[Plotting code records]
-- start --

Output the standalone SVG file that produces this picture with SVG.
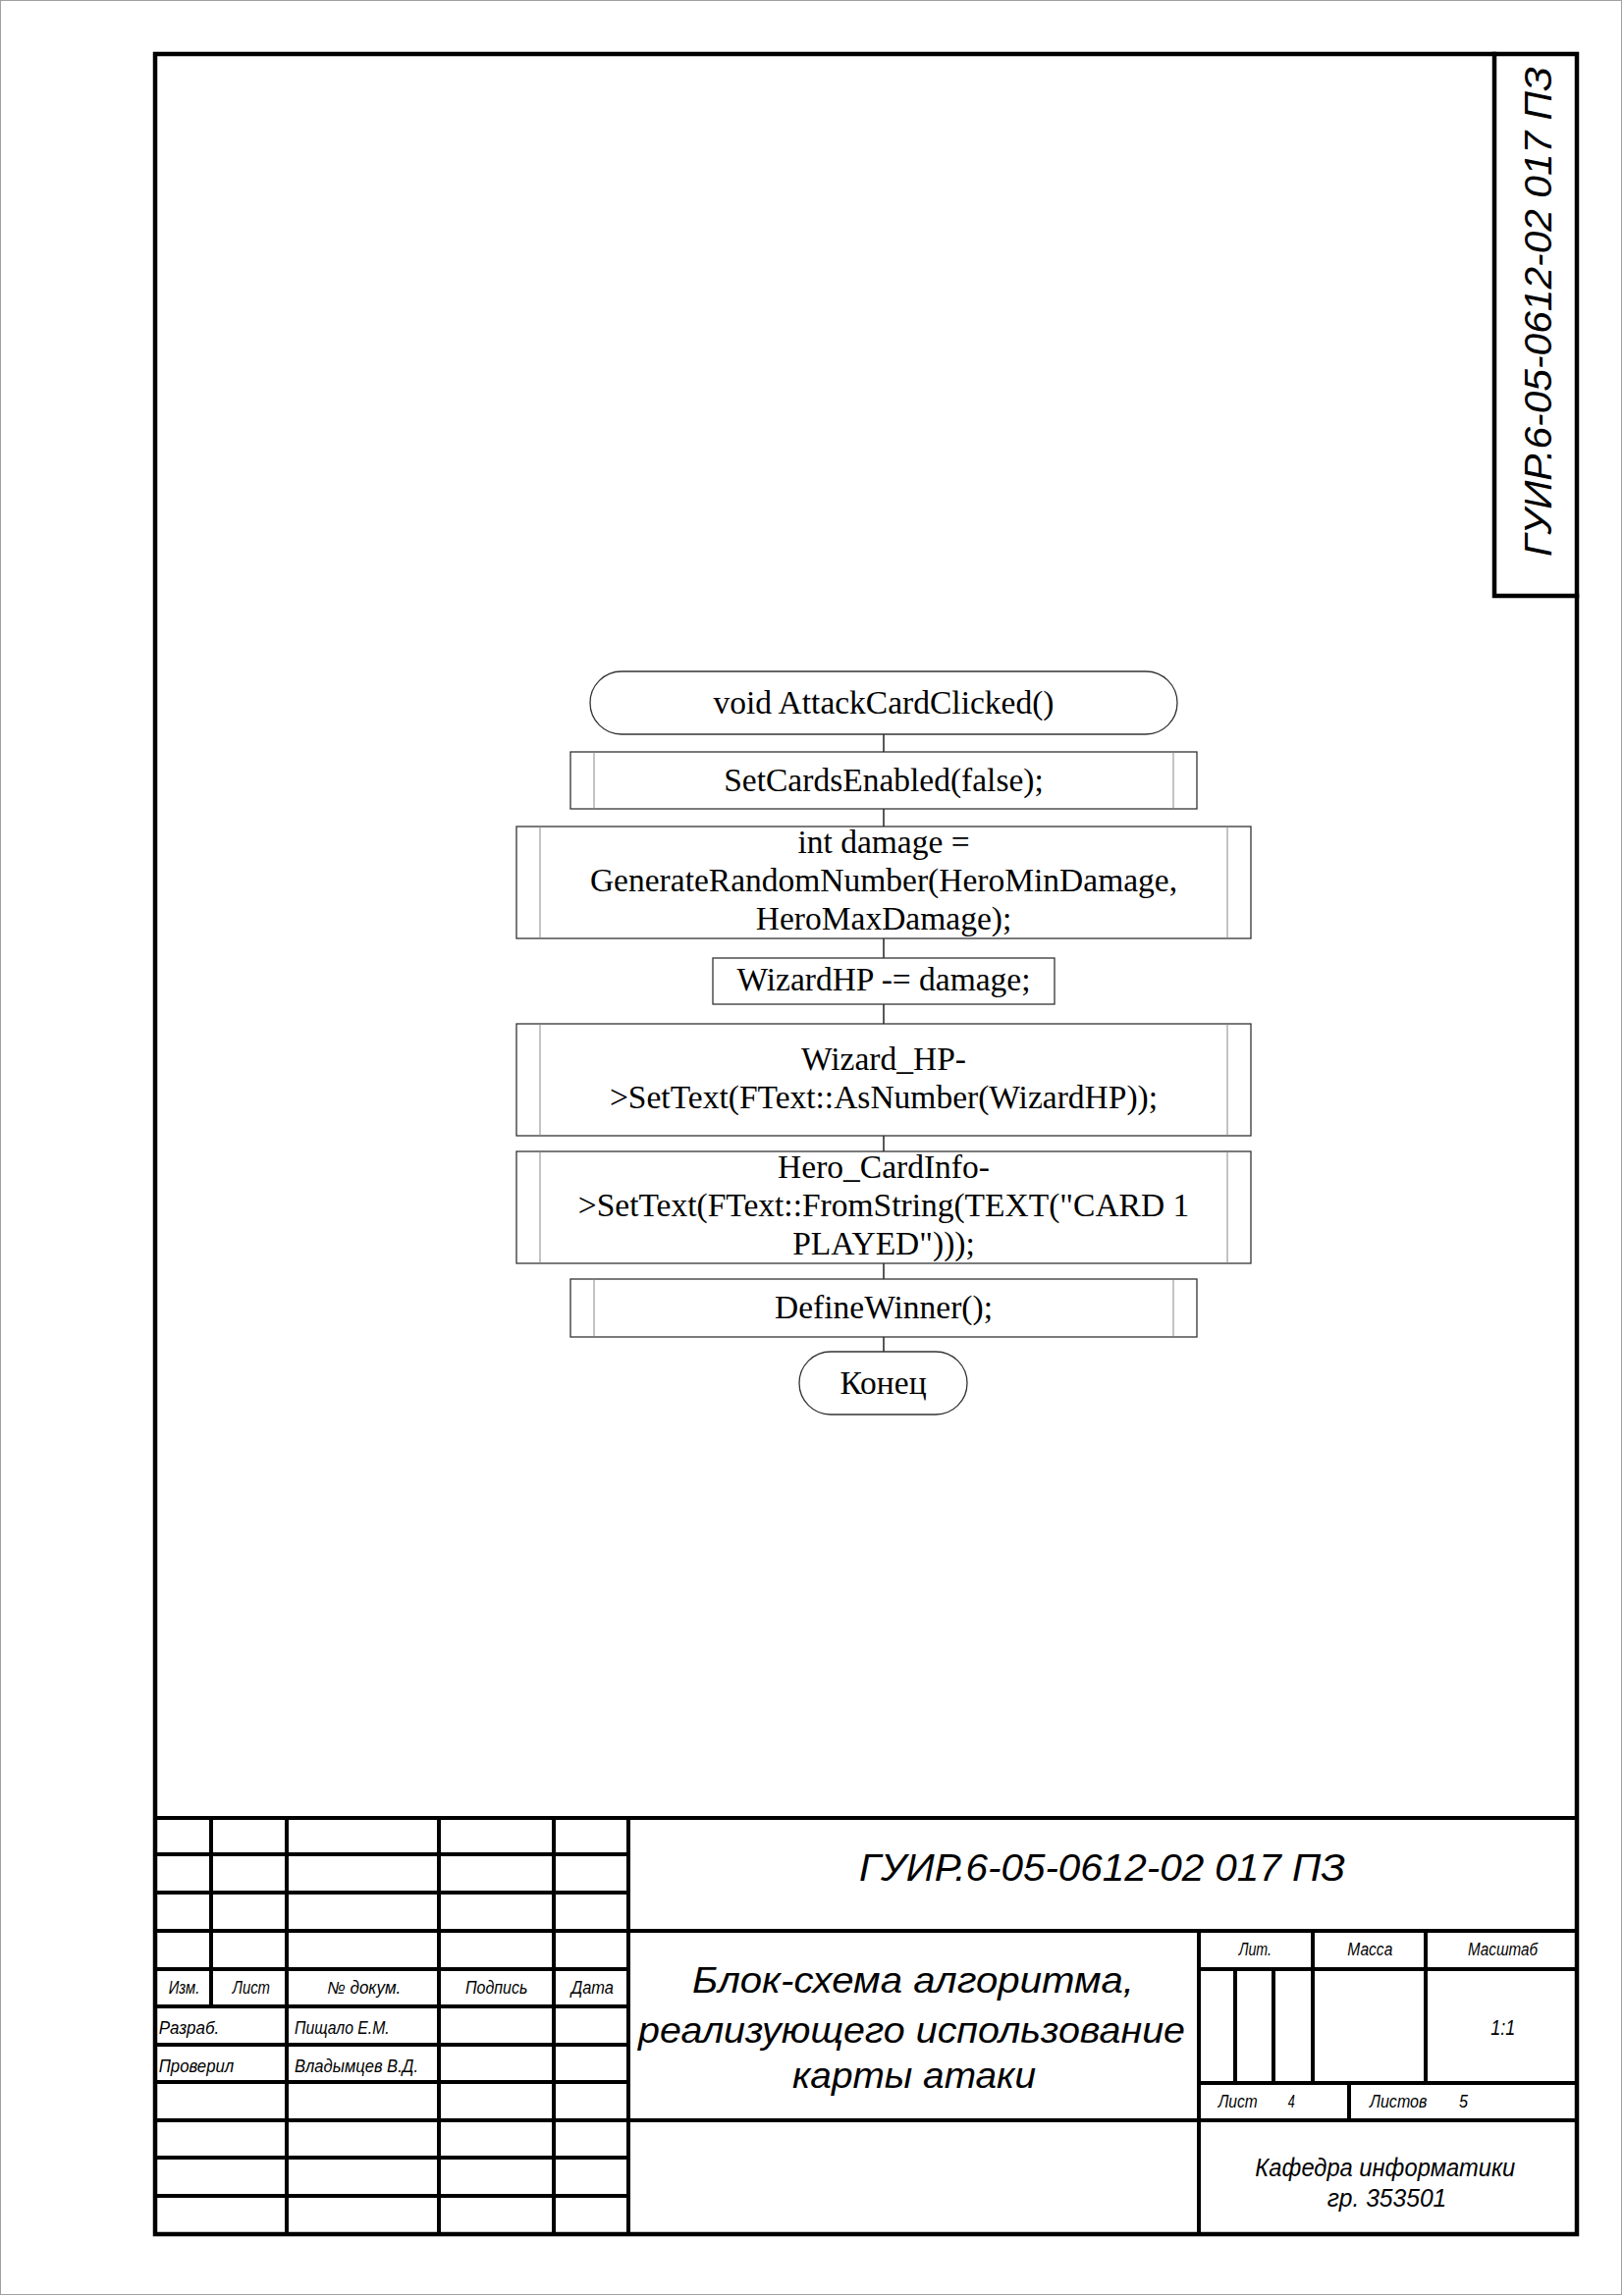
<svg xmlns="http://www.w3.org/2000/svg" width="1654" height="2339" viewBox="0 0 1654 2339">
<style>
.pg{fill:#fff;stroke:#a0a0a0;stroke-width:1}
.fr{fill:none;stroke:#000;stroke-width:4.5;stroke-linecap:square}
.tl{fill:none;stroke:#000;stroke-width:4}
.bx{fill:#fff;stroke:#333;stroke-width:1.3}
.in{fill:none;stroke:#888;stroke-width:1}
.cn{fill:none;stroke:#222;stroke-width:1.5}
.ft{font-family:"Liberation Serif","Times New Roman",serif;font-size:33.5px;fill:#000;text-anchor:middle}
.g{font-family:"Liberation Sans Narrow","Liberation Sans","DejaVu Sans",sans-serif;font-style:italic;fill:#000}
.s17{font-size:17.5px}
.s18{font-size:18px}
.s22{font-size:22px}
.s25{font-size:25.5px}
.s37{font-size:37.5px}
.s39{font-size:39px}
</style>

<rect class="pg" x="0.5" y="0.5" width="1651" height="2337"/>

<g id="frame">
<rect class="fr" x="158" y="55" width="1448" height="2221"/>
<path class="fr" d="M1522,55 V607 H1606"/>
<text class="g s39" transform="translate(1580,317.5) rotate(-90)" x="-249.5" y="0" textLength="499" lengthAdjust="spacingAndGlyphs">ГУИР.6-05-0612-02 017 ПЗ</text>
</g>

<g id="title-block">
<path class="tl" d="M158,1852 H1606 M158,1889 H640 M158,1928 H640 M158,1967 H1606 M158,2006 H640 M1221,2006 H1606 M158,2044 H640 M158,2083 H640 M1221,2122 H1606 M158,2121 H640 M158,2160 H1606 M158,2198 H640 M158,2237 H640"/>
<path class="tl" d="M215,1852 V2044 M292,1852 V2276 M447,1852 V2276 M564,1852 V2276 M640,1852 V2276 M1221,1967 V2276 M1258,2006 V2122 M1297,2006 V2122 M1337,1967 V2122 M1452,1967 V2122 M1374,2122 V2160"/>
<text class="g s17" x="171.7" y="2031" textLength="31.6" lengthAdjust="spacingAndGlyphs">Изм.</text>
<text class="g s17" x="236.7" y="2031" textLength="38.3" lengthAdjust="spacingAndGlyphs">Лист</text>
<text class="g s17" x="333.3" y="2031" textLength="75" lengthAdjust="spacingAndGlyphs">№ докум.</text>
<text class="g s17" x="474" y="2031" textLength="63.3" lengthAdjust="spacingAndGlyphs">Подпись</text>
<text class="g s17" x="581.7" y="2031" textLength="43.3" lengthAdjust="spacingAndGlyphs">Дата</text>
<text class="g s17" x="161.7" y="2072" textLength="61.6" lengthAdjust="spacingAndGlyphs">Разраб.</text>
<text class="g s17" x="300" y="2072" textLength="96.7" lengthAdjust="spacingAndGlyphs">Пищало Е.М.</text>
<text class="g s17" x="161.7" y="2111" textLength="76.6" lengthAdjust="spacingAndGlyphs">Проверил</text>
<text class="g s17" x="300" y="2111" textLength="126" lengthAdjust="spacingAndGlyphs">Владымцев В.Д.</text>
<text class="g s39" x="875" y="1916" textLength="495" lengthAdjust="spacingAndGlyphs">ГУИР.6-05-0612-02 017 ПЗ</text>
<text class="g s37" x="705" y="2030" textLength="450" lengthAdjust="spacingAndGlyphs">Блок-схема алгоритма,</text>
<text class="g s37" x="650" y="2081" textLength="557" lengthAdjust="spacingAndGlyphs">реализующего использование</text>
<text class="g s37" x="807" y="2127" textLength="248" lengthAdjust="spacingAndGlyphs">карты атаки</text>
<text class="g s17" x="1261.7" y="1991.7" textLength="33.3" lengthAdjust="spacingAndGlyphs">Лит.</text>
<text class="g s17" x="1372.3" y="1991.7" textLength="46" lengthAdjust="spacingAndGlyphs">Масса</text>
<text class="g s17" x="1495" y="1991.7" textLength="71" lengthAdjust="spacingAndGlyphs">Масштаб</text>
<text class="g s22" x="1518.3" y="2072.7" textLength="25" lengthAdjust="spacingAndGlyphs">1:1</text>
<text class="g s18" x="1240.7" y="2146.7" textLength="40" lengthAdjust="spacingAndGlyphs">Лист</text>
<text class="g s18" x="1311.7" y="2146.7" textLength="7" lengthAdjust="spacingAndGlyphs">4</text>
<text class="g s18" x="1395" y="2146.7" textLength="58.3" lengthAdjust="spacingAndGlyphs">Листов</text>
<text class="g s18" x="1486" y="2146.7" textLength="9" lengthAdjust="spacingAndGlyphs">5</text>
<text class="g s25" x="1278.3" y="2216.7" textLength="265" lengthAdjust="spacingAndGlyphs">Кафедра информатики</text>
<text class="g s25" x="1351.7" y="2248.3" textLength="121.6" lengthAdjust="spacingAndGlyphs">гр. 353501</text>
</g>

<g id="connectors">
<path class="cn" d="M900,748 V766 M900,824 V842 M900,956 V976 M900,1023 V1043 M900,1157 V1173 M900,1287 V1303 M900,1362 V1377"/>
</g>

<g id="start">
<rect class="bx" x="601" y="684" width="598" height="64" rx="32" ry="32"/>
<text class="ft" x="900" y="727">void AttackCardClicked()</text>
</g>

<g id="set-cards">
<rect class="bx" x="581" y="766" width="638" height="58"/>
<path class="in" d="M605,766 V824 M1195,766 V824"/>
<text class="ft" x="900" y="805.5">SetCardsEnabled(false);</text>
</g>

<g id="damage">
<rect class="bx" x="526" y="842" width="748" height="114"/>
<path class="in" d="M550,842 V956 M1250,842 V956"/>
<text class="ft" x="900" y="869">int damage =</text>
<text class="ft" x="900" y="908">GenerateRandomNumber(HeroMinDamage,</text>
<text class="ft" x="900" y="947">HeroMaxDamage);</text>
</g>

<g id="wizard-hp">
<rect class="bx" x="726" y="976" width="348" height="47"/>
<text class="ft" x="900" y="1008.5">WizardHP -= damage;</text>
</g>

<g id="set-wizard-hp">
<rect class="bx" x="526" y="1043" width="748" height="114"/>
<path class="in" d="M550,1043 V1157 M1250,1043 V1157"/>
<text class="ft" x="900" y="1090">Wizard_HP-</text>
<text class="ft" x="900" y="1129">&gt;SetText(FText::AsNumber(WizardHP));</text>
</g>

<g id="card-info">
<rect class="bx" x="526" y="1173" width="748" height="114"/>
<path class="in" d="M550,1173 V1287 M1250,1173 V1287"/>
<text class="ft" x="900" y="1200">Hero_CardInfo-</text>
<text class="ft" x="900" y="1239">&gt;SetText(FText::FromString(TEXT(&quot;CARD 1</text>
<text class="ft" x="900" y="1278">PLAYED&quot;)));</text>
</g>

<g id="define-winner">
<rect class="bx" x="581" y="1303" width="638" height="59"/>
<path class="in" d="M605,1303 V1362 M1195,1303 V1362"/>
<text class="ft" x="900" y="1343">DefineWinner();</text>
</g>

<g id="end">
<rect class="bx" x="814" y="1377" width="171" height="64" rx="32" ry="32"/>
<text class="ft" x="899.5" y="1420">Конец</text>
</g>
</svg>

-- end --
-- start --

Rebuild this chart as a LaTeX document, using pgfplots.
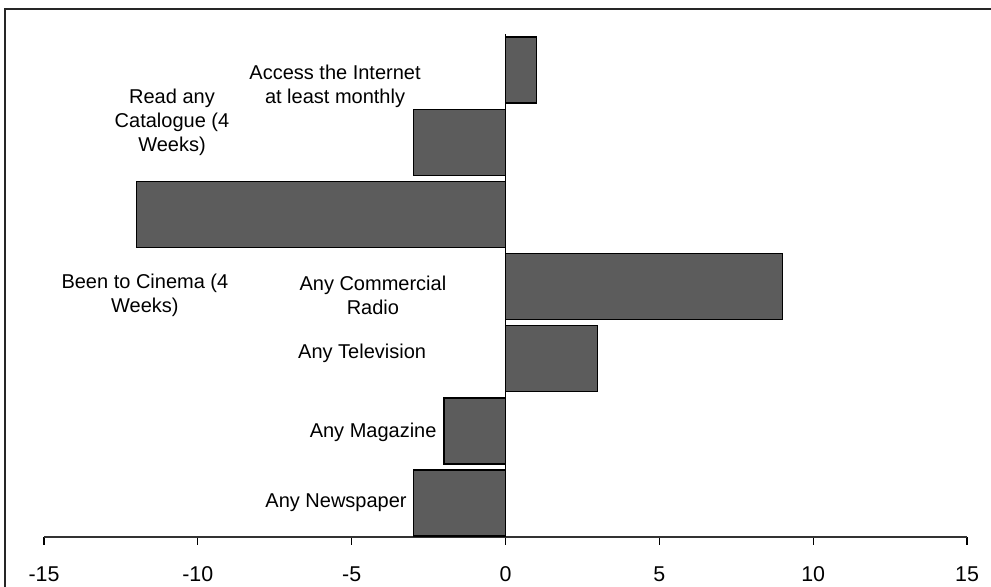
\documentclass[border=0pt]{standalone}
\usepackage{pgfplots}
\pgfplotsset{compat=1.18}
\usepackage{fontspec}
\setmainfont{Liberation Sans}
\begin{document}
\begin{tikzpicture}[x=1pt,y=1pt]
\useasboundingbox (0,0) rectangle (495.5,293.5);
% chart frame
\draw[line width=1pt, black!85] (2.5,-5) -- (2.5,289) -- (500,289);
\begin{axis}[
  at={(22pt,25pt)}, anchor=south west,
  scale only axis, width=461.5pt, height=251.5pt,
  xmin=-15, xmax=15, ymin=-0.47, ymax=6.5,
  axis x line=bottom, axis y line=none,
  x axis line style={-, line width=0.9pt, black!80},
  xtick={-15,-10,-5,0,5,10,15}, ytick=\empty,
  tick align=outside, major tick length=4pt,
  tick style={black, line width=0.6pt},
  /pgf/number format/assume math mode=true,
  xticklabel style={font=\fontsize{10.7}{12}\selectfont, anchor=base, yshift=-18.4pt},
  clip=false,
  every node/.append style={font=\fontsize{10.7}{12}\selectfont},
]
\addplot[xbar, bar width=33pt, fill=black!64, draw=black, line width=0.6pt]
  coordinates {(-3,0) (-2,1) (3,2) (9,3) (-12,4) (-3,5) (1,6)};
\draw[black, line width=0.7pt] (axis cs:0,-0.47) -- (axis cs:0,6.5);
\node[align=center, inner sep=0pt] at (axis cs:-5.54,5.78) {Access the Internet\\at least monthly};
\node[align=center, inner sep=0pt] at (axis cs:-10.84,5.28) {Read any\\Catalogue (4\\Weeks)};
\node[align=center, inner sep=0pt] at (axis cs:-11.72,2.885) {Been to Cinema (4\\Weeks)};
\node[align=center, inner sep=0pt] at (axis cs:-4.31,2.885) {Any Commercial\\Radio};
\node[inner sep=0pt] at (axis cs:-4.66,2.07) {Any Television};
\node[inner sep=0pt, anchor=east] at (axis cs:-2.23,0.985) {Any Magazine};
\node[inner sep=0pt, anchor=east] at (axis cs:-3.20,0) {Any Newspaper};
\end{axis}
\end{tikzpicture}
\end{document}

-- end --
-- start --

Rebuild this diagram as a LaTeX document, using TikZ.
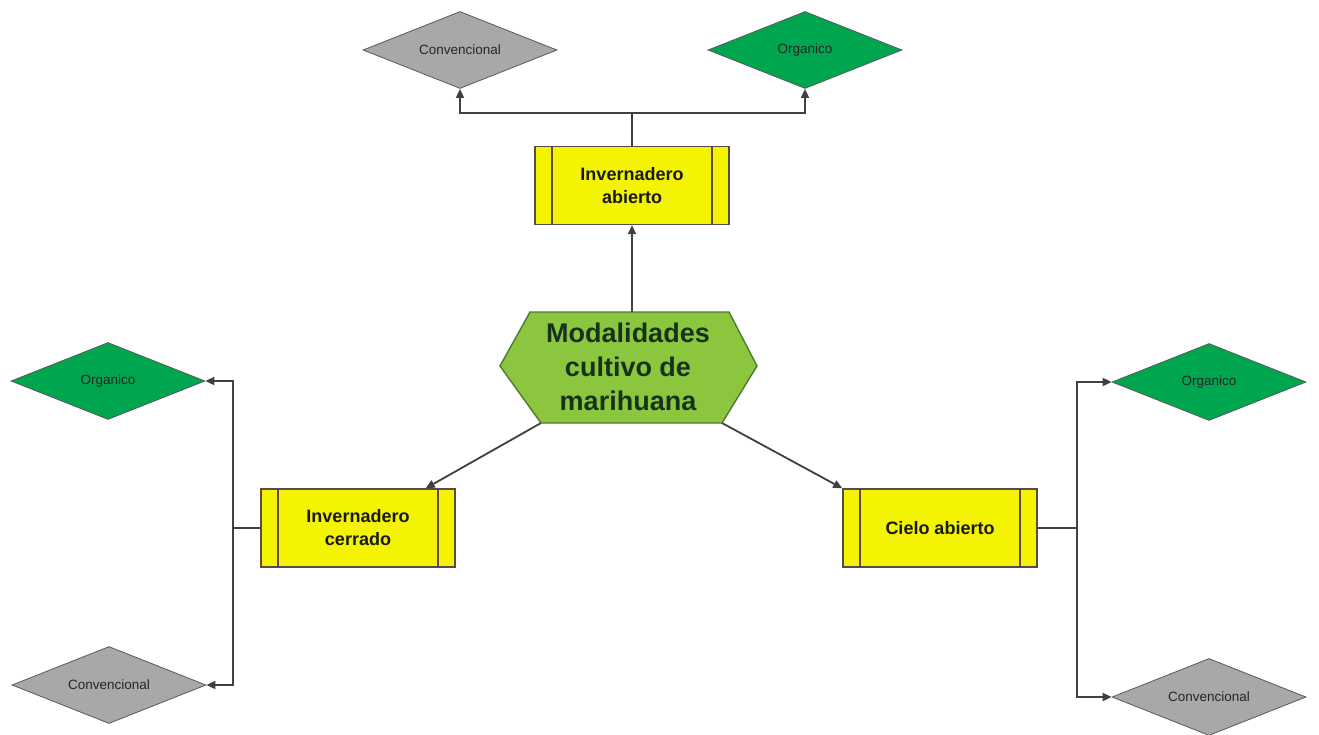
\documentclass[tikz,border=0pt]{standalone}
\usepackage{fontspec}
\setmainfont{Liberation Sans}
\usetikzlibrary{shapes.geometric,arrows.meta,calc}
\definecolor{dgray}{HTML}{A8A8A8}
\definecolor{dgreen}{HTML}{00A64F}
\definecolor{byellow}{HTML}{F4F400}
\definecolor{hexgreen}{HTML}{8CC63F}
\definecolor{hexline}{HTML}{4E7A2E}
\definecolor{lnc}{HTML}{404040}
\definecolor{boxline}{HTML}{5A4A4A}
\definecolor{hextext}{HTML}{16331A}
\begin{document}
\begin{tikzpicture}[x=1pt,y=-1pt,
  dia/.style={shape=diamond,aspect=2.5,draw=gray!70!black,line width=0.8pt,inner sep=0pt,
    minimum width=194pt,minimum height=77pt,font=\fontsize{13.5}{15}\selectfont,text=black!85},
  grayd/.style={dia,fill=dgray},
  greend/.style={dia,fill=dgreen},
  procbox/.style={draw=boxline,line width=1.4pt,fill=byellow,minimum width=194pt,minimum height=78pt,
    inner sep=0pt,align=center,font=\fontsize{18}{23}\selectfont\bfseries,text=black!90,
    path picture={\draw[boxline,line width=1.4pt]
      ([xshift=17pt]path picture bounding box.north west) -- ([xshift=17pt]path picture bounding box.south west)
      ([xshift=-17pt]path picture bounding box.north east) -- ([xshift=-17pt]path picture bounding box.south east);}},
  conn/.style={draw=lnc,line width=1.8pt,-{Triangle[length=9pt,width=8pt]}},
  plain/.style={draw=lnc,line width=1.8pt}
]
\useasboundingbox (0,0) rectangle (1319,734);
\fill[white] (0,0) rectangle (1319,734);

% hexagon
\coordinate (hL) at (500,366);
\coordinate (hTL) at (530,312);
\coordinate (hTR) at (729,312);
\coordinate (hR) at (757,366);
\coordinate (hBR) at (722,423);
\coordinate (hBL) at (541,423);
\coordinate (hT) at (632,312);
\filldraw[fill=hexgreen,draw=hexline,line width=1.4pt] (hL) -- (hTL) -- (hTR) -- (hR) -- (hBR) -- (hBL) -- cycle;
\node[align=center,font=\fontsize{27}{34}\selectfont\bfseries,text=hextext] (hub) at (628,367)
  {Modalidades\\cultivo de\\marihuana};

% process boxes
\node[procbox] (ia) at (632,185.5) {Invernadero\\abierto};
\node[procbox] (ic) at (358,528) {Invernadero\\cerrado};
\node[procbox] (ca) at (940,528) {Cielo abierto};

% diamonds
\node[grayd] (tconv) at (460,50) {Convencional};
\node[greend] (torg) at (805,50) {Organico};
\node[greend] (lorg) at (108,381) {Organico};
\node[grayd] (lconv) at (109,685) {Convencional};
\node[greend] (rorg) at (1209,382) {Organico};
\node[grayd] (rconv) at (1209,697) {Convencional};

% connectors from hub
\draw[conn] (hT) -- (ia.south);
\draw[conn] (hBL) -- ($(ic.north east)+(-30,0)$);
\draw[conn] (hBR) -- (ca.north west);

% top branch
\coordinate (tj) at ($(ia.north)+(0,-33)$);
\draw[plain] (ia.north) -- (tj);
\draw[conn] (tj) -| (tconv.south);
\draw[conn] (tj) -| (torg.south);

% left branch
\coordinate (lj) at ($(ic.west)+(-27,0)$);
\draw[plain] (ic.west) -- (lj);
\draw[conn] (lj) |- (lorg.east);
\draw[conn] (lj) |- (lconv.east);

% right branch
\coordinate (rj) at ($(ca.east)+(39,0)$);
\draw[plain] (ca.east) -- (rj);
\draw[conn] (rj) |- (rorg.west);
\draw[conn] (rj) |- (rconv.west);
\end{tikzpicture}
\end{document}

-- end --

- _Requirements_: Give the number of lines in the records above that contain the word "chart". Reply with that number alone.

- _Task output_: 2